The Dilkhusa Grand, once filled with coach parties, now houses asylum seekers. But what cannot be changed is its camera-friendly cliffside setting. ‘Beautiful’ says my 1930 guide. ‘Magnificent’ would do just as well. Sheltered Wildersmouth beach lies in a cove, once popular with smugglers, that cuts all the way into town. It never fails to stir the imagination, especially on stormy days when waves crash against the rocks below high-sided cliffs.

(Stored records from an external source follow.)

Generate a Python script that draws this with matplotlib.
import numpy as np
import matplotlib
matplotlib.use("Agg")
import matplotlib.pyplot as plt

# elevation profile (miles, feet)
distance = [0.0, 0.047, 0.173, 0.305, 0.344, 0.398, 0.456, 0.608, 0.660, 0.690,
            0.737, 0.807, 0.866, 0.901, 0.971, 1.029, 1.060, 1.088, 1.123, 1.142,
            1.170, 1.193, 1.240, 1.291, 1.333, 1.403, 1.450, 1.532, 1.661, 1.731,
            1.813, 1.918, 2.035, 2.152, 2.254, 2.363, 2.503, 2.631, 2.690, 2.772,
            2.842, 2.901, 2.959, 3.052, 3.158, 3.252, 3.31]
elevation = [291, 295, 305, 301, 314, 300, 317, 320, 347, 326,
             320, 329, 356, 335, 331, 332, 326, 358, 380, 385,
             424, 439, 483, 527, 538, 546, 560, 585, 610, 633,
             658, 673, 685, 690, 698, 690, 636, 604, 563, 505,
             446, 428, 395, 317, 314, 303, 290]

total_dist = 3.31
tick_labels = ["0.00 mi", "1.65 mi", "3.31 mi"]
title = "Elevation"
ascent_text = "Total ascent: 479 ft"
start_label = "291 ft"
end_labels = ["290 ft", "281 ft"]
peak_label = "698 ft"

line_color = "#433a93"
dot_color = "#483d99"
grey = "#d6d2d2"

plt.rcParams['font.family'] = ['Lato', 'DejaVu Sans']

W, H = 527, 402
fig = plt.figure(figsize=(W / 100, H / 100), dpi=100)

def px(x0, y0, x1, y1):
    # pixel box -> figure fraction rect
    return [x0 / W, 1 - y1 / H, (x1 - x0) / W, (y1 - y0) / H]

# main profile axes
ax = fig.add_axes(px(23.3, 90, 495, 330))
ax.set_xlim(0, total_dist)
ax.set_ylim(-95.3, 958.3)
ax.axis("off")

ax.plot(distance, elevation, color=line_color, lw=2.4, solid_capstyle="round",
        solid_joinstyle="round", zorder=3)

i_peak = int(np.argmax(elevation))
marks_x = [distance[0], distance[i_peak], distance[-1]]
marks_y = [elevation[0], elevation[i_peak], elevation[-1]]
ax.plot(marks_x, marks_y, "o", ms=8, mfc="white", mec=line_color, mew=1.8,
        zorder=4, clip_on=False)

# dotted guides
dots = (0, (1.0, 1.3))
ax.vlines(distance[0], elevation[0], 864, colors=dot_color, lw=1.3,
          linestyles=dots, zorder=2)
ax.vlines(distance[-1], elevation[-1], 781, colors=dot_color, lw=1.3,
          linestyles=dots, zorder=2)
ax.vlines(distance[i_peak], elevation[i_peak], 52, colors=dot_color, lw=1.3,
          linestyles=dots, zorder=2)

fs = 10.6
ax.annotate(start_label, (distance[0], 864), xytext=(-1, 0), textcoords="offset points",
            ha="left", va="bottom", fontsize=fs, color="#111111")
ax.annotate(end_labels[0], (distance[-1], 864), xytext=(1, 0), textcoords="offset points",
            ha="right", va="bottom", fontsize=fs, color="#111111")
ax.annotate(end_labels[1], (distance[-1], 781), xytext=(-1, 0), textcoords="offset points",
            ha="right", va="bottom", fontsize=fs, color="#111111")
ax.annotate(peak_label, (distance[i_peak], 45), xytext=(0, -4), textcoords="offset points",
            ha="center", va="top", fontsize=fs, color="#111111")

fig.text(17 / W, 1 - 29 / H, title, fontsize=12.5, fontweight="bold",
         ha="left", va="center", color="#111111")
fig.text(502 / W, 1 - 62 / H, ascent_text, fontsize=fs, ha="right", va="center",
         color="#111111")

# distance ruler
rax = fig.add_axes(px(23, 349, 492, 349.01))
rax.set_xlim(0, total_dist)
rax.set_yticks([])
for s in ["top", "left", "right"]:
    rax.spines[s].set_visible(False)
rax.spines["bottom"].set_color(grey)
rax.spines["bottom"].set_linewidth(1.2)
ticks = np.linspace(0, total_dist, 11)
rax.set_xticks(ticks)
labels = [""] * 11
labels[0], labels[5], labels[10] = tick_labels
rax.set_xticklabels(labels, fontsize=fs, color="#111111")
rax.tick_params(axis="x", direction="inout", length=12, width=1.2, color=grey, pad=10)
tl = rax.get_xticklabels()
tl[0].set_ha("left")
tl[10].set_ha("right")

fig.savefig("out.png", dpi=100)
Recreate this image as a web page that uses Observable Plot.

With a backdrop of well-kept public gardens and benches, it’s hard to think of any other resort where you get this mix of wildness and tranquillity. A walk around Capstone Hill leads to the town’s pretty harbour. Ilfracombe developed into a busy port between the 14th and 16th centuries. Its fishing fleet is diminished today, yet there’s still plenty of interest. Not least for modern art fans. There’s Damien Hirst’s, Verity, a 66ft-high statue of a pregnant woman brandishing a sword and the scales of justice, while standing on a pile of law books. It might look incongruous anywhere else but at the harbour entrance has a certain Statue of Liberty appeal. Maritime excursions are another plus. From March to October, deep-sea fishing trips are available. There are also day excursions to the island of Lundy, a bird-lover’s favourite, ten miles out at sea.

From the harbour, I walk up Lantern Hill to St Nicholas Chapel, which dates from 1322 and incorporates Britain’s oldest working lighthouse. It has splendid views over to Wales. And the good news is that the 17th-century Royal Britannia by the quayside is still serving pints. A sign in the foyer states that Lord Nelson and Lady Hamilton ‘used’ the inn, while Edward VII also stayed the night aged 15, giving the inn its ‘royal’ appellation.

Walking the town’s steep streets is a delight and independent shops still feature on the High Street. Holy Trinity Church, its tower dating to AD 1000, has been a listed building since 1951. Its stained glass windows are superb.

A more recent and controversial addition is the Landmark Theatre. Local nicknames for the conical sea-front edifice are: Bill and Ben the Flowerpot Men’s Upside-down Home and Madonna’s Bra. I, for one, rather like it.

Although many hotels have gone, thankfully the Imperial, which dates from 1898, remains, and rates are reasonable.

A number of famous folk have left their footprints in Ilfracombe, some literally. Olympian Jonathan Edwards, who still holds the world record for the triple jump, lived in the town and you can test your hop-skip-and-jump skills on a special seafront mosaic. I would recommend hopping and skipping along to Ilfracombe. Somehow, for all its changes, it remains the same.